### The task
Only the lines from the line containing "Reproduce this chart with D3.js." through the line containing "const innerHeight = height" should be reproduced, please, with no pictures.

### Dataset records
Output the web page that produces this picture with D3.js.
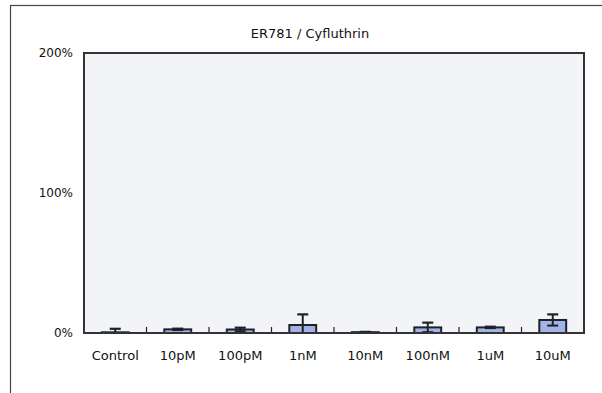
<!DOCTYPE html>
<html><head><meta charset="utf-8">
<script src="https://cdn.jsdelivr.net/npm/d3@7"></script>
<style>
html,body{margin:0;padding:0;background:#fff;}
svg{display:block;}
text{font-family:"DejaVu Sans",sans-serif;fill:#111;}
</style></head>
<body>
<svg id="chart" width="602" height="393"></svg>
<script>
const categories = ["Control","10pM","100pM","1nM","10nM","100nM","1uM","10uM"];
const values = [0.5, 2.6, 2.5, 5.7, 0.6, 4.0, 4.0, 9.3];
const errors = [2.5, 0.5, 1.3, 7.6, 0.2, 3.4, 0.5, 4.0];
const yTicks = [0, 100, 200];
const title = "ER781 / Cyfluthrin";

const FONT = '"DejaVu Sans",sans-serif';
const svg = d3.select("#chart");
const m = {left:84, right:18, top:53, bottom:60};
const W = 602, H = 393;
const x0 = m.left, x1 = W - m.right, y0 = H - m.bottom, y1 = m.top;

// outer frame
svg.append("rect").attr("x",10.5).attr("y",5.5).attr("width",620).attr("height",420)
  .attr("fill","none").attr("stroke","#444").attr("stroke-width",1.2);

const x = d3.scaleBand().domain(categories).range([x0, x1]).paddingInner(0.57).paddingOuter(0.285);
const xb = d3.scaleBand().domain(categories).range([x0, x1]);
const y = d3.scaleLinear().domain([0, 200]).range([y0, y1]);

// plot background
svg.append("rect").attr("x",x0).attr("y",y1).attr("width",x1-x0).attr("height",y0-y1)
  .attr("fill","#f3f4f7");

// bars
const g = svg.append("g");
g.selectAll("rect.bar").data(categories).join("rect").attr("class","bar")
  .attr("x", d => x(d)).attr("width", x.bandwidth())
  .attr("y", (d,i) => y(values[i])).attr("height", (d,i) => y(0) - y(values[i]))
  .attr("fill","#a3b3ea").attr("stroke","#1c2226").attr("stroke-width",2);

// error bars
const cap = 11;
categories.forEach((c,i) => {
  const cx = x(c) + x.bandwidth()/2;
  const hi = values[i] + errors[i];
  const lo = Math.max(0, values[i] - errors[i]);
  g.append("line").attr("x1",cx).attr("x2",cx).attr("y1",y(hi)).attr("y2",y(lo))
    .attr("stroke","#1c2226").attr("stroke-width",2);
  g.append("line").attr("x1",cx-cap/2).attr("x2",cx+cap/2).attr("y1",y(hi)).attr("y2",y(hi))
    .attr("stroke","#1c2226").attr("stroke-width",2.2);
  if (values[i] - errors[i] > 0) {
    g.append("line").attr("x1",cx-cap/2).attr("x2",cx+cap/2).attr("y1",y(lo)).attr("y2",y(lo))
      .attr("stroke","#1c2226").attr("stroke-width",2);
  }
});

// category boundary ticks (inside, up from axis)
const bounds = categories.slice(1).map(c => xb(c));
svg.selectAll("line.tk").data(bounds).join("line").attr("class","tk")
  .attr("x1",d=>d).attr("x2",d=>d).attr("y1",y0).attr("y2",y0-6)
  .attr("stroke","#222").attr("stroke-width",1.2);

// plot frame
svg.append("rect").attr("x",x0).attr("y",y1).attr("width",x1-x0).attr("height",y0-y1)
  .attr("fill","none").attr("stroke","#333").attr("stroke-width",2);

// x axis labels
const xAxis = d3.axisBottom(xb).tickSize(0).tickPadding(18);
const xg = svg.append("g").attr("transform",`translate(0,${y0})`).call(xAxis);
xg.select(".domain").remove();
xg.selectAll("text").style("font-size","13px").style("font-family",FONT).attr("fill","#111");

// y axis labels
const yAxis = d3.axisLeft(y).tickValues(yTicks).tickSize(0).tickPadding(11).tickFormat(d => d + "%");
const yg = svg.append("g").attr("transform",`translate(${x0},0)`).call(yAxis);
yg.select(".domain").remove();
yg.selectAll("text").style("font-size","12px").style("font-family",FONT).attr("fill","#111");

// title
svg.append("text").attr("x",310).attr("y",38).attr("text-anchor","middle")
  .style("font-size","13px").style("font-family",FONT).text(title);
</script>
</body></html>
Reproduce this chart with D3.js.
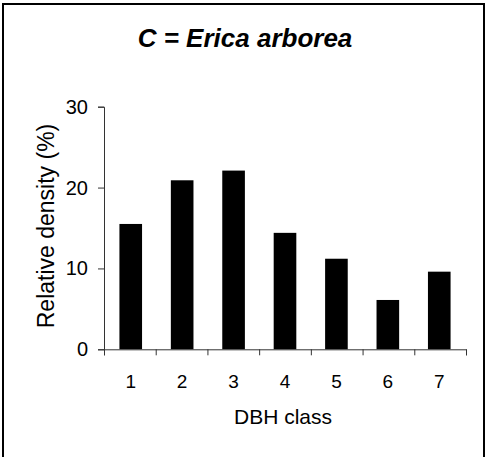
<!DOCTYPE html>
<html>
<head>
<meta charset="utf-8">
<script src="https://cdn.jsdelivr.net/npm/d3@7"></script>
<style>
  html, body { margin: 0; padding: 0; background: #fff; overflow: hidden; }
  svg { display: block; }
</style>
</head>
<body>
<div id="chart"></div>
<script>
const classes = ["1", "2", "3", "4", "5", "6", "7"];
const density = [15.5, 20.9, 22.1, 14.4, 11.2, 6.1, 9.6];
const yTicks = [0, 10, 20, 30];
const title = "C = Erica arborea";
const xTitle = "DBH class";
const yTitle = "Relative density (%)";

const font = "Liberation Sans, Arial, sans-serif";
const width = 491, height = 457;
const margin = { top: 106.7, right: 25, bottom: 107.7, left: 104 };
const innerWidth = width - margin.left - margin.right;
const innerHeight = height - margin.top - margin.bottom;

const svg = d3.select("#chart")
  .append("svg")
  .attr("width", width)
  .attr("height", height)
  .attr("font-family", font);

// frame round the whole chart
svg.append("rect")
  .attr("x", 3).attr("y", 4)
  .attr("width", 481).attr("height", 470)
  .attr("fill", "none")
  .attr("stroke", "#000")
  .attr("stroke-width", 2);

svg.append("text")
  .attr("x", 245)
  .attr("y", 47)
  .attr("text-anchor", "middle")
  .attr("font-size", 26)
  .attr("font-weight", "bold")
  .attr("font-style", "italic")
  .text(title);

const g = svg.append("g")
  .attr("transform", `translate(${margin.left},${margin.top})`);

const x = d3.scaleBand()
  .domain(classes)
  .range([0, innerWidth])
  .paddingInner(0.56)
  .paddingOuter(0.3);

// category boundaries for the tick marks
const xb = d3.scaleLinear()
  .domain([0, classes.length])
  .range([0, innerWidth]);

const y = d3.scaleLinear()
  .domain([0, 30])
  .range([innerHeight, 0]);

g.selectAll(".bar")
  .data(density)
  .enter()
  .append("rect")
  .attr("class", "bar")
  .attr("x", (d, i) => x(classes[i]))
  .attr("y", d => y(d))
  .attr("width", x.bandwidth())
  .attr("height", d => innerHeight - y(d))
  .attr("fill", "#000");

const yAxis = g.append("g")
  .call(d3.axisLeft(y).tickValues(yTicks).tickSize(6));
yAxis.selectAll("text").remove();

const xAxis = g.append("g")
  .attr("transform", `translate(0,${innerHeight})`)
  .call(d3.axisBottom(xb).tickValues(d3.range(classes.length + 1)).tickSize(6));
xAxis.selectAll("text").remove();

g.selectAll(".domain, .tick line").attr("stroke", "#333");

// tick labels, placed from the same scales
svg.selectAll(".ylabel")
  .data(yTicks)
  .enter()
  .append("text")
  .attr("class", "ylabel")
  .attr("x", margin.left - 16)
  .attr("y", d => margin.top + y(d) + 7)
  .attr("text-anchor", "end")
  .attr("font-size", 20)
  .text(d => d);

svg.selectAll(".xlabel")
  .data(classes)
  .enter()
  .append("text")
  .attr("class", "xlabel")
  .attr("x", d => margin.left + x(d) + x.bandwidth() / 2)
  .attr("y", margin.top + innerHeight + 39)
  .attr("text-anchor", "middle")
  .attr("font-size", 19)
  .text(d => d);

svg.append("text")
  .attr("x", 283)
  .attr("y", 424)
  .attr("text-anchor", "middle")
  .attr("font-size", 21)
  .text(xTitle);

svg.append("text")
  .attr("transform", "translate(54,226) rotate(-90)")
  .attr("text-anchor", "middle")
  .attr("font-size", 23)
  .text(yTitle);
</script>
</body>
</html>
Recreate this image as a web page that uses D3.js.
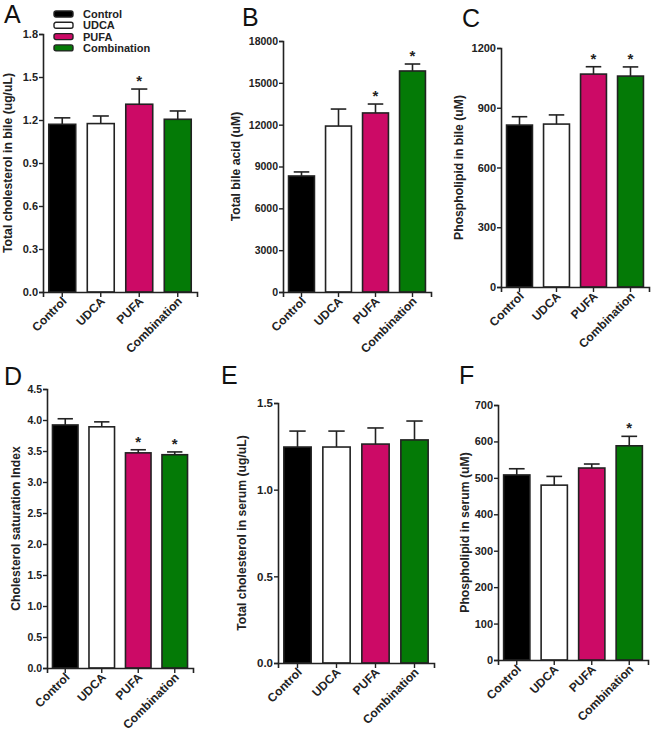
<!DOCTYPE html>
<html>
<head>
<meta charset="utf-8">
<script src="https://cdn.jsdelivr.net/npm/d3@7"></script>
<style>
  body { margin: 0; background: #fff; }
  text { font-family: 'Liberation Sans', Arial, sans-serif; }
</style>
</head>
<body>
<div id="chart"></div>
<script>
// data
const groups = ['Control', 'UDCA', 'PUFA', 'Combination'];
const groupColors = ['#000000', '#ffffff', '#cc0a66', '#047a06'];

const cholBileMean = [1.17, 1.175, 1.31, 1.205];
const cholBileErr = [0.045, 0.053, 0.106, 0.058];
const cholBileStar = [false, false, true, false];

const bileAcidMean = [8320, 11900, 12840, 15850];
const bileAcidErr = [290, 1220, 640, 500];
const bileAcidStar = [false, false, true, true];

const phosBileMean = [813, 818, 1069, 1059];
const phosBileErr = [42, 46, 37, 46];
const phosBileStar = [false, false, true, true];

const csiMean = [3.92, 3.89, 3.47, 3.44];
const csiErr = [0.1, 0.08, 0.05, 0.045];
const csiStar = [false, false, true, true];

const cholSerumMean = [1.246, 1.246, 1.263, 1.287];
const cholSerumErr = [0.092, 0.092, 0.093, 0.109];
const cholSerumStar = [false, false, false, false];

const phosSerumMean = [508, 480, 527, 588];
const phosSerumErr = [17, 24, 11, 26];
const phosSerumStar = [false, false, false, true];

const width = 654, height = 739;
const svg = d3.select('#chart').append('svg')
  .attr('width', width).attr('height', height);

// #region panels
const panels = [
  { letter: 'A', lx: 4, ly: 23, x0: 43, x1: 197, y0: 34, y1: 292, max: 1.8, step: 0.3, fmt: '.1f',
    label: 'Total cholesterol in bile (ug/uL)', labelX: 12, mean: cholBileMean, err: cholBileErr, star: cholBileStar, fs: 11 },
  { letter: 'B', lx: 242, ly: 26, x0: 283, x1: 431, y0: 41, y1: 292, max: 18000, step: 3000, fmt: 'd',
    label: 'Total bile acid (uM)', labelX: 240, mean: bileAcidMean, err: bileAcidErr, star: bileAcidStar, fs: 10.5 },
  { letter: 'C', lx: 462, ly: 27, x0: 501, x1: 649, y0: 48, y1: 287, max: 1200, step: 300, fmt: 'd',
    label: 'Phospholipid in bile (uM)', labelX: 463, mean: phosBileMean, err: phosBileErr, star: phosBileStar, fs: 11 },
  { letter: 'D', lx: 4, ly: 385, x0: 47, x1: 193, y0: 389, y1: 668, max: 4.5, step: 0.5, fmt: '.1f',
    label: 'Cholesterol saturation Index', labelX: 20, mean: csiMean, err: csiErr, star: csiStar, fs: 10.5 },
  { letter: 'E', lx: 221, ly: 384, x0: 278, x1: 434, y0: 403, y1: 663, max: 1.5, step: 0.5, fmt: '.1f',
    label: 'Total cholesterol in serum (ug/uL)', labelX: 246, mean: cholSerumMean, err: cholSerumErr, star: cholSerumStar, fs: 11.5 },
  { letter: 'F', lx: 459, ly: 384, x0: 498, x1: 648, y0: 405, y1: 660, max: 700, step: 100, fmt: 'd',
    label: 'Phospholipid in serum (uM)', labelX: 469, mean: phosSerumMean, err: phosSerumErr, star: phosSerumStar, fs: 11 },
];

panels.forEach(p => {
  const g = svg.append('g');

  const x = d3.scaleBand().domain(groups).range([p.x0, p.x1])
    .paddingInner(0.3).paddingOuter(0.15);
  const y = d3.scaleLinear().domain([0, p.max]).range([p.y1, p.y0]);

  g.append('text')
    .attr('x', p.lx).attr('y', p.ly)
    .style('font-size', '25px')
    .style('fill', '#111')
    .text(p.letter);

  const rows = groups.map((name, i) => ({ name, i, v: p.mean[i], e: p.err[i], s: p.star[i] }));

  // bars
  g.selectAll('rect.bar').data(rows).enter().append('rect')
    .attr('class', 'bar')
    .attr('x', d => x(d.name))
    .attr('y', d => y(d.v))
    .attr('width', x.bandwidth())
    .attr('height', d => y(0) - y(d.v))
    .attr('fill', d => groupColors[d.i])
    .attr('stroke', '#222')
    .attr('stroke-width', 1.6);

  // error bars (upper only)
  const capW = x.bandwidth() * 0.6;
  const eb = g.selectAll('g.err').data(rows).enter().append('g').attr('class', 'err')
    .attr('stroke', '#222').attr('stroke-width', 1.6);
  eb.append('line')
    .attr('x1', d => x(d.name) + x.bandwidth() / 2)
    .attr('x2', d => x(d.name) + x.bandwidth() / 2)
    .attr('y1', d => y(d.v))
    .attr('y2', d => y(d.v + d.e));
  eb.append('line')
    .attr('x1', d => x(d.name) + x.bandwidth() / 2 - capW / 2)
    .attr('x2', d => x(d.name) + x.bandwidth() / 2 + capW / 2)
    .attr('y1', d => y(d.v + d.e))
    .attr('y2', d => y(d.v + d.e));

  // stars
  g.selectAll('text.star').data(rows.filter(d => d.s)).enter().append('text')
    .attr('class', 'star')
    .attr('x', d => x(d.name) + x.bandwidth() / 2)
    .attr('y', d => y(d.v + d.e) - 3)
    .attr('text-anchor', 'middle')
    .style('font-size', '15px')
    .style('font-weight', 'bold')
    .style('fill', '#222')
    .text('*');

  // y axis
  const yAxis = d3.axisLeft(y)
    .tickValues(d3.range(0, p.max + p.step / 2, p.step))
    .tickFormat(d3.format(p.fmt))
    .tickSizeOuter(0)
    .tickSize(4);
  const ya = g.append('g').attr('transform', `translate(${p.x0},0)`).call(yAxis);
  ya.select('.domain').attr('stroke', '#222').attr('stroke-width', 1.6);
  ya.selectAll('.tick line').attr('stroke', '#222').attr('stroke-width', 1.4);
  ya.selectAll('.tick text')
    .attr('x', -5)
    .style('font-size', p.fs + 'px')
    .style('font-weight', 'bold')
    .style('font-family', "'Liberation Sans', Arial, sans-serif")
    .style('fill', '#222');

  // x axis
  const xAxis = d3.axisBottom(x).tickSizeOuter(0).tickSize(5);
  const xa = g.append('g').attr('transform', `translate(0,${p.y1})`).call(xAxis);
  xa.select('.domain').attr('stroke', '#222').attr('stroke-width', 1.6);
  xa.selectAll('.tick line').attr('stroke', '#222').attr('stroke-width', 1.4);
  xa.selectAll('.tick text')
    .attr('text-anchor', 'end')
    .attr('dx', 0).attr('dy', 0)
    .attr('transform', 'translate(5,10) rotate(-45)')
    .attr('y', 0).attr('x', 0)
    .style('font-size', '12px')
    .style('font-weight', 'bold')
    .style('font-family', "'Liberation Sans', Arial, sans-serif")
    .style('fill', '#222');

  // y label
  g.append('text')
    .attr('transform', `translate(${p.labelX},${(p.y0 + p.y1) / 2}) rotate(-90)`)
    .attr('text-anchor', 'middle')
    .style('font-size', '12.2px')
    .style('font-weight', 'bold')
    .style('fill', '#222')
    .text(p.label);
});
// #endregion

// #region legend
const legend = svg.append('g').attr('transform', 'translate(54,11)');
const lg = legend.selectAll('g').data(groups).enter().append('g')
  .attr('transform', (d, i) => `translate(0,${i * 11.3})`);
lg.append('rect')
  .attr('width', 19).attr('height', 6).attr('rx', 2)
  .attr('fill', (d, i) => groupColors[i])
  .attr('stroke', '#222').attr('stroke-width', 1.4);
lg.append('text')
  .attr('x', 29).attr('y', 7)
  .style('font-size', '11px')
  .style('font-weight', 'bold')
  .style('fill', '#222')
  .text(d => d);
// #endregion
</script>
</body>
</html>
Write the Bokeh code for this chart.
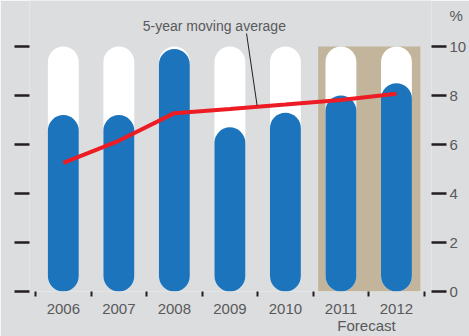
from bokeh.plotting import figure
from bokeh.models import Range1d, LinearAxis, FixedTicker, Label, ColumnDataSource
from bokeh.embed import file_html
from bokeh.resources import INLINE

# ---- data ----
years = ["2006", "2007", "2008", "2009", "2010", "2011", "2012"]
values = [7.2, 7.2, 9.9, 6.7, 7.3, 8.0, 8.5]
moving_avg = [5.25, 6.15, 7.28, 7.45, 7.63, 7.82, 8.07]
forecast_years = ["2011", "2012"]
y_ticks = [0, 2, 4, 6, 8, 10]
scale_max = 10
unit_label = "%"
annotation_text = "5-year moving average"
forecast_text = "Forecast"

FONT = "Liberation Sans, Arial, sans-serif"
BG = "#dcdddf"
BLUE = "#1c75bc"
TAN = "#c2b59b"
RED = "#ed1c24"
TXT = "#58595b"
TICK = "#231f20"

idx = list(range(len(years)))

p = figure(width=469, height=336, output_backend="svg", toolbar_location=None,
           x_range=Range1d(-0.609, 6.631), y_range=Range1d(0, 11.878),
           min_border_left=29, min_border_right=36, min_border_top=0, min_border_bottom=45)
p.background_fill_color = BG
p.border_fill_color = BG
p.outline_line_color = None
p.grid.visible = False

# forecast shading
f0 = years.index(forecast_years[0])
f1 = years.index(forecast_years[-1])
p.quad(left=[f0 - 0.41], right=[f1 + 0.43], bottom=[0], top=[scale_max],
       fill_color=TAN, line_color=None)

bar_w = 0.556
src = ColumnDataSource(dict(x=idx, v=values, full=[scale_max] * len(idx)))
p.vbar(x="x", top="full", bottom=0, width=bar_w, source=src,
       fill_color="white", line_color=None, border_radius=16)
p.vbar(x="x", top="v", bottom=0, width=bar_w, source=src,
       fill_color=BLUE, line_color=None, border_radius=16)

# moving average line
p.line(idx, moving_avg, line_color=RED, line_width=4)

# annotation
p.segment(x0=[3.30], y0=[10.53], x1=[3.49], y1=[7.59], line_color="#231f20", line_width=1)
p.add_layout(Label(x=2.72, y=10.84, text=annotation_text, text_align="center",
                   text_baseline="middle", text_font=FONT, text_font_size="14px",
                   text_color=TXT))

# ---- bottom axis: years at centres, short ticks at boundaries, "Forecast" below ----
fc_pos = (f0 + f1) / 2 - 0.04
xa = p.xaxis[0]
xa.ticker = FixedTicker(ticks=idx + [fc_pos],
                        minor_ticks=[i - 0.5 for i in idx] + [idx[-1] + 0.5])
overrides = {i: y for i, y in zip(idx, years)}
overrides[fc_pos] = " \n" + forecast_text
xa.major_label_overrides = overrides
xa.axis_line_color = None
xa.major_tick_line_color = None
xa.major_tick_out = 0
xa.major_tick_in = 0
xa.minor_tick_line_color = TICK
xa.minor_tick_line_width = 2
xa.minor_tick_out = 5
xa.minor_tick_in = 0
xa.major_label_standoff = 3
xa.major_label_text_font = FONT
xa.major_label_text_font_size = "15px"
xa.major_label_text_line_height = 1.0
xa.major_label_text_color = TXT

# ---- left axis (ticks only) ----
ya = p.yaxis[0]
ya.ticker = FixedTicker(ticks=y_ticks)
ya.axis_line_color = None
ya.minor_tick_line_color = None
ya.major_tick_line_color = TICK
ya.major_tick_line_width = 2.5
ya.major_tick_out = 15
ya.major_tick_in = 0
ya.major_label_text_font_size = "0px"
ya.major_label_standoff = 0

# ---- right axis: dashes as minor ticks, labels (plus "%") as major labels ----
unit_pos = 11.25
ra = LinearAxis(ticker=FixedTicker(ticks=y_ticks + [unit_pos], minor_ticks=y_ticks))
r_over = {t: str(t) for t in y_ticks}
r_over[unit_pos] = unit_label
ra.major_label_overrides = r_over
ra.axis_line_color = None
ra.major_tick_line_color = None
ra.major_tick_out = 0
ra.major_tick_in = 0
ra.minor_tick_line_color = TICK
ra.minor_tick_line_width = 2.5
ra.minor_tick_out = 15
ra.minor_tick_in = 0
ra.major_label_standoff = 3
ra.major_label_text_font = FONT
ra.major_label_text_font_size = "15px"
ra.major_label_text_baseline = "alphabetic"
ra.major_label_text_color = TXT
p.add_layout(ra, "right")

open("out.html", "w").write(file_html(p, INLINE))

### Expected output
Reproduce this chart with D3.js.
<!DOCTYPE html>
<html>
<head>
<meta charset="utf-8">
<script src="https://cdn.jsdelivr.net/npm/d3@7"></script>
<style>
  html, body { margin: 0; padding: 0; background: #fff; overflow: hidden; }
  svg { display: block; }
</style>
</head>
<body>
<div id="chart"></div>
<script>
const classes = ["1", "2", "3", "4", "5", "6", "7"];
const density = [15.5, 20.9, 22.1, 14.4, 11.2, 6.1, 9.6];
const yTicks = [0, 10, 20, 30];
const title = "C = Erica arborea";
const xTitle = "DBH class";
const yTitle = "Relative density (%)";

const font = "Liberation Sans, Arial, sans-serif";
const width = 491, height = 457;
const margin = { top: 106.7, right: 25, bottom: 107.7, left: 104 };
const innerWidth = width - margin.left - margin.right;
const innerHeight = height - margin.top - margin.bottom;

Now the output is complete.